WRITTEN INSTRUCTION.
Examine the records and identify each line that includes the string "using". Copy those lines.

--- start INFORMATION GIVEN ---

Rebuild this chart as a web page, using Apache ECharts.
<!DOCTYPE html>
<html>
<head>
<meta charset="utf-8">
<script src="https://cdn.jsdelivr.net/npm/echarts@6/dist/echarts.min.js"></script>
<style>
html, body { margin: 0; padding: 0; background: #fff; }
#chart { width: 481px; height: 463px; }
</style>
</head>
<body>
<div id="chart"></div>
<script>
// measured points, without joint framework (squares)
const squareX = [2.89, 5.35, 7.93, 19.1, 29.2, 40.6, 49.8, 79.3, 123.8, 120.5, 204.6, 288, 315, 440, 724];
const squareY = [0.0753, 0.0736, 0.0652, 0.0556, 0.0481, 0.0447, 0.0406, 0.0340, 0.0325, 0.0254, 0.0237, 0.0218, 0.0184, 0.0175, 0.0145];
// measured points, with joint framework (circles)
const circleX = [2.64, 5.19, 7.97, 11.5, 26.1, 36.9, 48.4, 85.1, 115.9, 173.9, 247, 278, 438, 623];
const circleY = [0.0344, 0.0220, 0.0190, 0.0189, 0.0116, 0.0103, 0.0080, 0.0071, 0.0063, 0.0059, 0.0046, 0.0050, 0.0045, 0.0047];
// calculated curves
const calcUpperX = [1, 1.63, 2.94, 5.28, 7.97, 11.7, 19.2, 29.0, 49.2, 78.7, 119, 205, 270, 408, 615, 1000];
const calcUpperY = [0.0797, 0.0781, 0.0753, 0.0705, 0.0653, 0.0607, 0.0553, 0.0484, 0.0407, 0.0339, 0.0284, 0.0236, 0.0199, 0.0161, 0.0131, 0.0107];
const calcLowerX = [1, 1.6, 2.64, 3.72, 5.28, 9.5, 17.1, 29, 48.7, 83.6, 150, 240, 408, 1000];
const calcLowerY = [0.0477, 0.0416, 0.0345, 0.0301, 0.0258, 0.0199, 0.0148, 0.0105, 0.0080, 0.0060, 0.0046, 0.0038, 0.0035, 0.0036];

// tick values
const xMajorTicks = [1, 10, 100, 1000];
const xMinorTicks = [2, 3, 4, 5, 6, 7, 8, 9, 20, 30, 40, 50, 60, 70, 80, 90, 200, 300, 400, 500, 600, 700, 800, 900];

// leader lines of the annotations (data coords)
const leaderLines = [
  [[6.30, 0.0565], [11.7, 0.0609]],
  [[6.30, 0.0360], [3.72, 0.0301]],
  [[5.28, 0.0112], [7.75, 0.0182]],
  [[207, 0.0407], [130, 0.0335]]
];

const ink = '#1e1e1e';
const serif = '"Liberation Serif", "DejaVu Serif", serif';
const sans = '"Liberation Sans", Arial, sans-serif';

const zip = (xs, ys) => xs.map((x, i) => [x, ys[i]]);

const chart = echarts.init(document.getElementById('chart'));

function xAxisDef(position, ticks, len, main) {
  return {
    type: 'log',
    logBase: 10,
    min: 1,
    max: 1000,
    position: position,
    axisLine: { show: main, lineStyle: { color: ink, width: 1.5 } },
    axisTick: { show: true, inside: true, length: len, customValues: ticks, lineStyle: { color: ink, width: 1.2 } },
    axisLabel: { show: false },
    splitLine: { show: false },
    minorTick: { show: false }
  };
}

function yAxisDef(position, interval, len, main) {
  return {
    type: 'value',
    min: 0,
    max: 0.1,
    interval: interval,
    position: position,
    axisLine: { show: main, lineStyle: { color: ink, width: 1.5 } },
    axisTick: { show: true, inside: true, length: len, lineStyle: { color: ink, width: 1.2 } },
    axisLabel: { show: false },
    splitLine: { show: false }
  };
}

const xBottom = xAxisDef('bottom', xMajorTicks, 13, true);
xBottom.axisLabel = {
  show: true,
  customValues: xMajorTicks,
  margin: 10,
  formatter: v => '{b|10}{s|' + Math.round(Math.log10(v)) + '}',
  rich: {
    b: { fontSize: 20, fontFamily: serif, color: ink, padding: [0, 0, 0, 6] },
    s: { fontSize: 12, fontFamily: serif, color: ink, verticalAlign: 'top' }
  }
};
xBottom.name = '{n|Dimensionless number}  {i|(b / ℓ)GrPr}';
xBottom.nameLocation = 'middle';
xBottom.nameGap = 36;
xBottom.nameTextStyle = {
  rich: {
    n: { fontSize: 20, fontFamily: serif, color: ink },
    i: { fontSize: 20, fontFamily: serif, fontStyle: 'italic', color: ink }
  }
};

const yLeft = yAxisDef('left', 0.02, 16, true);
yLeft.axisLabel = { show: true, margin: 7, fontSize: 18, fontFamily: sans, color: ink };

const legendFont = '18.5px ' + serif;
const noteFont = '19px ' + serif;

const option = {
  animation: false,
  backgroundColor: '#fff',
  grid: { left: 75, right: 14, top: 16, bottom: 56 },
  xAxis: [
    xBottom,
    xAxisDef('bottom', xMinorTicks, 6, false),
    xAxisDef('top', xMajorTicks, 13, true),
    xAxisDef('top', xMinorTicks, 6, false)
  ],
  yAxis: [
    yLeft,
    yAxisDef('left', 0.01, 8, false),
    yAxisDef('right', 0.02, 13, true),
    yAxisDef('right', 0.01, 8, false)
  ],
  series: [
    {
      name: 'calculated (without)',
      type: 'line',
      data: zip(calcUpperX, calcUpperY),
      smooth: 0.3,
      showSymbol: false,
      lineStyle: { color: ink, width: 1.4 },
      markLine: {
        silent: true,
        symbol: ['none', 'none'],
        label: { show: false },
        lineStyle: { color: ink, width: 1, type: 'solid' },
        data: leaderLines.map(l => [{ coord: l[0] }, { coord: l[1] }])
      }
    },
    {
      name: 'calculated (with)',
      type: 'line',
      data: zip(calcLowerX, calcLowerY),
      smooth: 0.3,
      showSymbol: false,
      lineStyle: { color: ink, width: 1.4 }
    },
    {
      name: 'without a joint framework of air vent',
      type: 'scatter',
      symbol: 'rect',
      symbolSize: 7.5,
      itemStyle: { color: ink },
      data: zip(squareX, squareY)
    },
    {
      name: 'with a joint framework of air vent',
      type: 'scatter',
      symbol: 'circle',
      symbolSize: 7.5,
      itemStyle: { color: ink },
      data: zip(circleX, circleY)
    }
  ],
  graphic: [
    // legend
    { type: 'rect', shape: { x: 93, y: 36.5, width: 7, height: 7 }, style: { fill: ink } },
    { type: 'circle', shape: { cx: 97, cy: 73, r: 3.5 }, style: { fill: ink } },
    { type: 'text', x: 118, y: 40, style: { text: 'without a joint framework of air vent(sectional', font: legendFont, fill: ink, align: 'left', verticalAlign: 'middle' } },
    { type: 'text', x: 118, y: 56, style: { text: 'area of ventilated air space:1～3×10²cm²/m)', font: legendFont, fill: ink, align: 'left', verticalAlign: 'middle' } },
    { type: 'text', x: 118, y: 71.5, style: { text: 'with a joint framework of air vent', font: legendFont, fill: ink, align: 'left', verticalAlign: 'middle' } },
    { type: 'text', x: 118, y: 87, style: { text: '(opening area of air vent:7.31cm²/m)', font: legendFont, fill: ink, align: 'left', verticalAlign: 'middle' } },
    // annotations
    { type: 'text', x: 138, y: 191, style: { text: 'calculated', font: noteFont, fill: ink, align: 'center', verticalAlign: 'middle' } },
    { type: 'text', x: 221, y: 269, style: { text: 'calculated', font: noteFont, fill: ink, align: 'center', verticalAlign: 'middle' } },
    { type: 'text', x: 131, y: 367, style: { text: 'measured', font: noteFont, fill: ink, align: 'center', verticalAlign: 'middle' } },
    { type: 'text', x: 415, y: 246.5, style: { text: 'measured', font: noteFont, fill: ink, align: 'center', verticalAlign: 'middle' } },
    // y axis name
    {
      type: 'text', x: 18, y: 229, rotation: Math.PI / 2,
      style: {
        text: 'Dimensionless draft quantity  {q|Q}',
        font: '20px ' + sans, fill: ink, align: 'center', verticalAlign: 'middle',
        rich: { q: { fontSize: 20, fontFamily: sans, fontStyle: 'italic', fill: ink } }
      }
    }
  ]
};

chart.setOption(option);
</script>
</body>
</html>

--- end INFORMATION GIVEN ---
--- start INFORMATION GIVEN ---

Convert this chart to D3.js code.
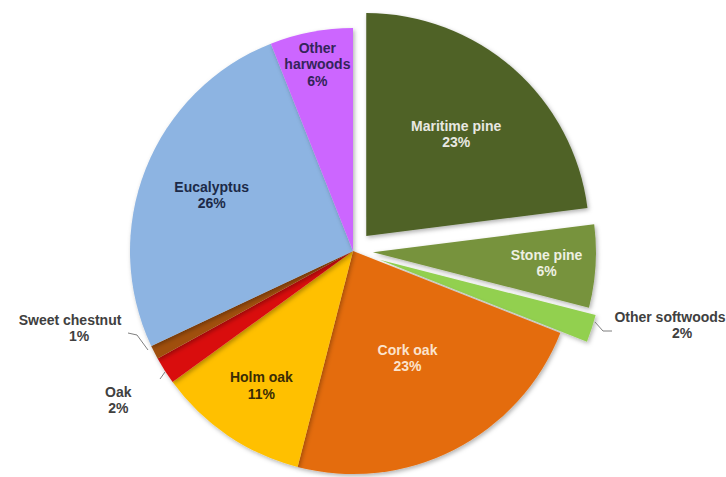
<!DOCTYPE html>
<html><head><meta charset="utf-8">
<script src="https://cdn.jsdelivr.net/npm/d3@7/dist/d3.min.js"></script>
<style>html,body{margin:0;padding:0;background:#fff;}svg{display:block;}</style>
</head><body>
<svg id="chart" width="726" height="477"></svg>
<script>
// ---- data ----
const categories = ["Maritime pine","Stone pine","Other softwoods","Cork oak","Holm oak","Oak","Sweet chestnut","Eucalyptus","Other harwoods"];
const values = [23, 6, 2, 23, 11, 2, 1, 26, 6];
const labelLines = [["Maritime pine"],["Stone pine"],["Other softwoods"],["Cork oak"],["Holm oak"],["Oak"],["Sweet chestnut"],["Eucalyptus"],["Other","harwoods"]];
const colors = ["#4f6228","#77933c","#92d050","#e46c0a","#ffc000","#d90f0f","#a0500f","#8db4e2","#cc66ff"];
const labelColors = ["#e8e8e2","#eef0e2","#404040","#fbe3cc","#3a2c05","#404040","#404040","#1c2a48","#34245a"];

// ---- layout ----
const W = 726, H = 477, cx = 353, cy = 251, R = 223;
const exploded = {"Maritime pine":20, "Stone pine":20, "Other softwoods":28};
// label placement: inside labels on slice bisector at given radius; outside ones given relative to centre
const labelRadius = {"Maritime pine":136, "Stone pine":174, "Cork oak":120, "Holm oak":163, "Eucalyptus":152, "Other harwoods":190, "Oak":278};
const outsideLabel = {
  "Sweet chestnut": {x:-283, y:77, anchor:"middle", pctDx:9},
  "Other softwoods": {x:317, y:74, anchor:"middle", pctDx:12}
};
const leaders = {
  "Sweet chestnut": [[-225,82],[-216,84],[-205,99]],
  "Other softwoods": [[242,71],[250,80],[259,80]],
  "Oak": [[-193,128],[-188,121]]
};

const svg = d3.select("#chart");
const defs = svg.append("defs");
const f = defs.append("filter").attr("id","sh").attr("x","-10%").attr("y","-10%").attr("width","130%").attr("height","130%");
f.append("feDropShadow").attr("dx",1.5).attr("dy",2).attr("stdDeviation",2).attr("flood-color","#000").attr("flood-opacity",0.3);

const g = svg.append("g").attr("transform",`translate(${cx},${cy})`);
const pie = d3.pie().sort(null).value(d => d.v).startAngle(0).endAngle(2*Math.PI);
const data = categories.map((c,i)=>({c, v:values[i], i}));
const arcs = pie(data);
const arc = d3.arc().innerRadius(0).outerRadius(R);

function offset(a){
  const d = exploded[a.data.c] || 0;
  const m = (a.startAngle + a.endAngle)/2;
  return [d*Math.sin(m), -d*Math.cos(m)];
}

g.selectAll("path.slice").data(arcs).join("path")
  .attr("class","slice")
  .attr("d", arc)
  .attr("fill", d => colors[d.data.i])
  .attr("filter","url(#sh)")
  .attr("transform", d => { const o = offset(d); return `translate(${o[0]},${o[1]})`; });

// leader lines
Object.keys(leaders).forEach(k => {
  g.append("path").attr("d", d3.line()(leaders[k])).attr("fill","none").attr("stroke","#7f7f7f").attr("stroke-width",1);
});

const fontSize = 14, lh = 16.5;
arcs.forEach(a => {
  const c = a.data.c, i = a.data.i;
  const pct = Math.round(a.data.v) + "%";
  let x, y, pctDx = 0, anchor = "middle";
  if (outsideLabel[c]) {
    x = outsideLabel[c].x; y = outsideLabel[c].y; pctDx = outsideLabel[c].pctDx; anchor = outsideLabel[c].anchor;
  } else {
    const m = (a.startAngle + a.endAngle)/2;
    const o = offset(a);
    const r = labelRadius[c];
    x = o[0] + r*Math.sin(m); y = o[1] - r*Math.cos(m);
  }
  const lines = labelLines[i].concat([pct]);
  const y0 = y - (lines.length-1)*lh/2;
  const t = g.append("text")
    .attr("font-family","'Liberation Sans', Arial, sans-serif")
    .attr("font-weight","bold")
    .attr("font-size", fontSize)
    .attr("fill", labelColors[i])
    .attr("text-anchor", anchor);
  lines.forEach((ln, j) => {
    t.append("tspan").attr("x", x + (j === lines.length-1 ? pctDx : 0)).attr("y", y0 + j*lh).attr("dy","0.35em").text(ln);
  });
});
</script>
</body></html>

--- end INFORMATION GIVEN ---
--- start INFORMATION GIVEN ---

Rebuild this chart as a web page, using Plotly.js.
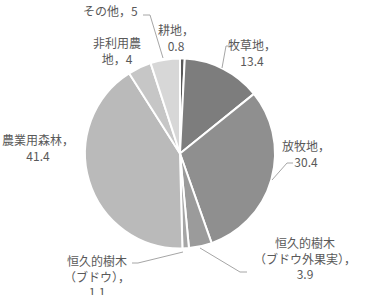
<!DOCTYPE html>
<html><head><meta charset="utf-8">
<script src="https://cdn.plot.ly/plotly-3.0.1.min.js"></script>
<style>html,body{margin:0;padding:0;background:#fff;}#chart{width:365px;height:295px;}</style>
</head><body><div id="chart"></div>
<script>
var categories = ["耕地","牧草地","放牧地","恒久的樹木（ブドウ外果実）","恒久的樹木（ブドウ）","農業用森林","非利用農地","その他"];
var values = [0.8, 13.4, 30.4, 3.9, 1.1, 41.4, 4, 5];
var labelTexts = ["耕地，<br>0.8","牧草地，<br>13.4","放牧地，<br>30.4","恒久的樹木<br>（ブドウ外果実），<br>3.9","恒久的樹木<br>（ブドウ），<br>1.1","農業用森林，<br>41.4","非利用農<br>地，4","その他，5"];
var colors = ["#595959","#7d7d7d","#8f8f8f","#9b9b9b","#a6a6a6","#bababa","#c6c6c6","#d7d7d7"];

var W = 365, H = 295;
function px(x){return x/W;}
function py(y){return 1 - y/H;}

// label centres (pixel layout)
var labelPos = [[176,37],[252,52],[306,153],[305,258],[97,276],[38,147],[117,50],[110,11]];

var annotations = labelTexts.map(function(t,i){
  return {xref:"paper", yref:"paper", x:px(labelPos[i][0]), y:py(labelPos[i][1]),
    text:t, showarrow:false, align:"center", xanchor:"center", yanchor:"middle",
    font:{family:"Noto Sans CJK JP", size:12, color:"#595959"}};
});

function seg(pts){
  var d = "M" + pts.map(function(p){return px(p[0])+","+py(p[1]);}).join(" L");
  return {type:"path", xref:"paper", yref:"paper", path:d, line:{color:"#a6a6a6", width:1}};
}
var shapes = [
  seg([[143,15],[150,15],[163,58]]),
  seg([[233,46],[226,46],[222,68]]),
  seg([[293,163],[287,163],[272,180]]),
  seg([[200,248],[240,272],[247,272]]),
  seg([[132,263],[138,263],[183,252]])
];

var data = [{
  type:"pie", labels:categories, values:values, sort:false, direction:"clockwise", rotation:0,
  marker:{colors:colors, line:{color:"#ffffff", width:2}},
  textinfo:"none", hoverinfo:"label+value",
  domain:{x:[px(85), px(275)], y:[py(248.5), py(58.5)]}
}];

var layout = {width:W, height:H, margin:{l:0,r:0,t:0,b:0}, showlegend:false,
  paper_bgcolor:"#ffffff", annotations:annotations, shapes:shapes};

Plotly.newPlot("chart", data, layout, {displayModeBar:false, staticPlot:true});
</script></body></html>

--- end INFORMATION GIVEN ---

RESULT OF THIS TASK.
Rebuild this chart as a web page, using Apache ECharts.
Rebuild this chart as a web page, using Plotly.js.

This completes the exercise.